Exercise task
Separate out the lines that hold "this".

Supplied material
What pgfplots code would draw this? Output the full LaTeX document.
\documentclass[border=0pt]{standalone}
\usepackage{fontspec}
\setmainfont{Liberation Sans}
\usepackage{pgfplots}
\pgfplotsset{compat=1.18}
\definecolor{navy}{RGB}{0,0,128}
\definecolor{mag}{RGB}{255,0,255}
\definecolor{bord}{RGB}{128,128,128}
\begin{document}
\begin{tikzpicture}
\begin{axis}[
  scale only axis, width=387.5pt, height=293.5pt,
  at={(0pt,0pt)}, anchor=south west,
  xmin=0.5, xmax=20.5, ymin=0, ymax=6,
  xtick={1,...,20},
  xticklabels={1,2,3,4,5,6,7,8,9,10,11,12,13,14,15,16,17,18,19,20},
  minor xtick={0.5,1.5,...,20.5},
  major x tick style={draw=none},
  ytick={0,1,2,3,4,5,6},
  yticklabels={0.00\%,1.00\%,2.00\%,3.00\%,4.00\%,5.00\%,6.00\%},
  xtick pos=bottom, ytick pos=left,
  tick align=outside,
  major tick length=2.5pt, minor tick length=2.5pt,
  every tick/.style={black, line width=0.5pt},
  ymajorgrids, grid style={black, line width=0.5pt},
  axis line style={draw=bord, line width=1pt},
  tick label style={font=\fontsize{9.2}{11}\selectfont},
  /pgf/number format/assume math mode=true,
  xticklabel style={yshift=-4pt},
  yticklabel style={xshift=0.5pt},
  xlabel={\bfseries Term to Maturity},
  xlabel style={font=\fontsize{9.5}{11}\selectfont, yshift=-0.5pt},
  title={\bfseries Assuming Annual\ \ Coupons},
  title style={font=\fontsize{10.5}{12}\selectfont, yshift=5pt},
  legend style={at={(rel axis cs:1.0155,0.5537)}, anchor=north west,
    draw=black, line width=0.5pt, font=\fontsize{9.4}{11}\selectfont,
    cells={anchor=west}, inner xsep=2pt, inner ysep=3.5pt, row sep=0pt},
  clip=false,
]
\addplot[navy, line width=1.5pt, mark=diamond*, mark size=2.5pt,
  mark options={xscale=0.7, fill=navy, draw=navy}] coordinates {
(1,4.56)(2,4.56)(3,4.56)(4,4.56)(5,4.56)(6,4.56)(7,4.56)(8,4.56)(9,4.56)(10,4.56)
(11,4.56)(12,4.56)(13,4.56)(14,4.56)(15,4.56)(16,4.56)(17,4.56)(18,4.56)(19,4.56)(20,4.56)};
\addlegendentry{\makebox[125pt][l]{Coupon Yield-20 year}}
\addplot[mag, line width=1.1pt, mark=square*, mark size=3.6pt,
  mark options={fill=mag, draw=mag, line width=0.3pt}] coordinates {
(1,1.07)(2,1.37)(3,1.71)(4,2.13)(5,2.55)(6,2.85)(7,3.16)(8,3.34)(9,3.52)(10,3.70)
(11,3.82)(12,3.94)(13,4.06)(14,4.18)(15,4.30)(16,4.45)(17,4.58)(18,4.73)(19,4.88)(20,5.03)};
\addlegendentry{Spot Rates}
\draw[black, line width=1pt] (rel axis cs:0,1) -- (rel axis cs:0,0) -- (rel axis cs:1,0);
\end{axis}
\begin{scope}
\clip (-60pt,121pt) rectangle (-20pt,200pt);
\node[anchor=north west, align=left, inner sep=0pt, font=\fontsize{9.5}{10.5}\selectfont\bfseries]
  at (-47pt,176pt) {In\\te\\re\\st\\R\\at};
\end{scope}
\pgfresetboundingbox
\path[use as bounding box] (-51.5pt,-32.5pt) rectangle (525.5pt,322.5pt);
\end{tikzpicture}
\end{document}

--

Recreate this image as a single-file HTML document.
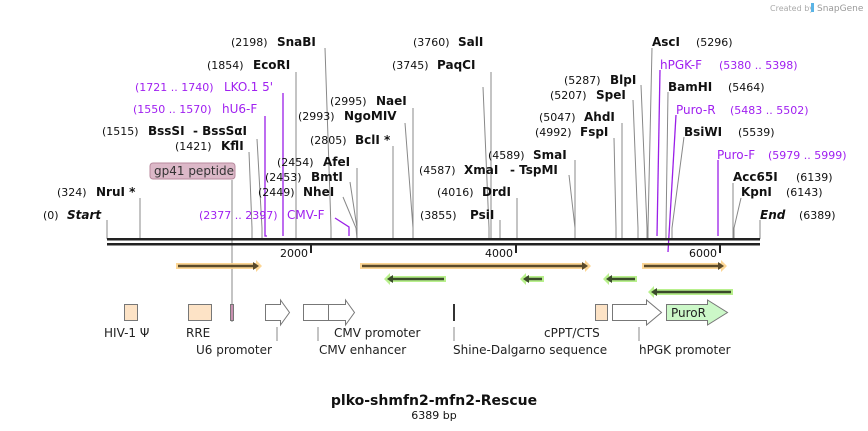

Task response
What pgfplots code would draw this? Output the full LaTeX document.
Recreate this image as a single-file HTML document.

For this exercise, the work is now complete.